Time for the classic question: What’s your most ridiculous college story that we can put in print?
I knew you would ask this question.
There are probably a lot that can’t go into print.
Yep. Give me a moment … okay. This one can print. This surprisingly also has to do with handbells. So last year at our big concert, I was playing with the quintet. We were playing “Bad Romance,” I had some friends in the audience, there were some people from Williamstown who were watching – you know, the elderly, they just came in droves – and we were in the section of “Bad Romance” where I didn’t play for, like, eight measures. So I went around to the front of the table and I ripped my shirt off and kind of swung it around my head and did a sexy little Lady Gaga-esque dance. So I threw my shirt into the audience, and I figured it hit someone in the face or something because everyone started laughing. So we finish the song, and I look up, and my shirt is wrapped around the microphone we were using to record the concert.
Did it impair the recording?
Oh yeah, we didn’t get a recording.
Did you get your shirt back?
Yeah.

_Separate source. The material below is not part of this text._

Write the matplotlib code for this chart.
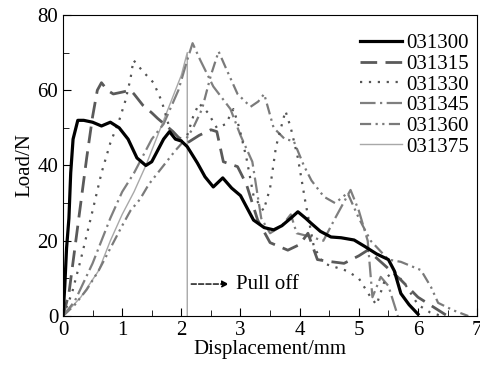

At the end of the concert, though. So it had to spend the whole time wrapped around the microphone just hanging over the audience.
Lovely. And that was Lady Gaga’s “Bad Romance” on handbells? Did the elderly enjoy that?
Yeah, they loved it.
Okay, so – you play handbells, and you do your homework in bulk and you organically decorate. So I’m not really sure what you do all day long.
[Thinks for awhile] I … I don’t know what I do.
Nothing but handbells on the schedule?
Well, I also tutor at BaRT [Berkshire Art & Technology Charter Public School]. I teach little kids how to do math because secretly there’s nothing I’d rather do than talk about math. What I try to do is, everyday I’ll come to class with a math problem I did in college. I’ll take out some numbers, make it a little easier to understand, but it’ll be interesting.
Do the kids just love you?
They – they do tend to like me. I worked there for my Winter Study too, and another Williams girl did it with me, so at the end we were comparing thank-you notes. They pretty much said the same thing from note-to-note, but everywhere she had a “From” or a peace sign, I had a “Love” or a heart.
Aww, so they all have crushes on you!
Well, I am that nerdy math guy from the movies.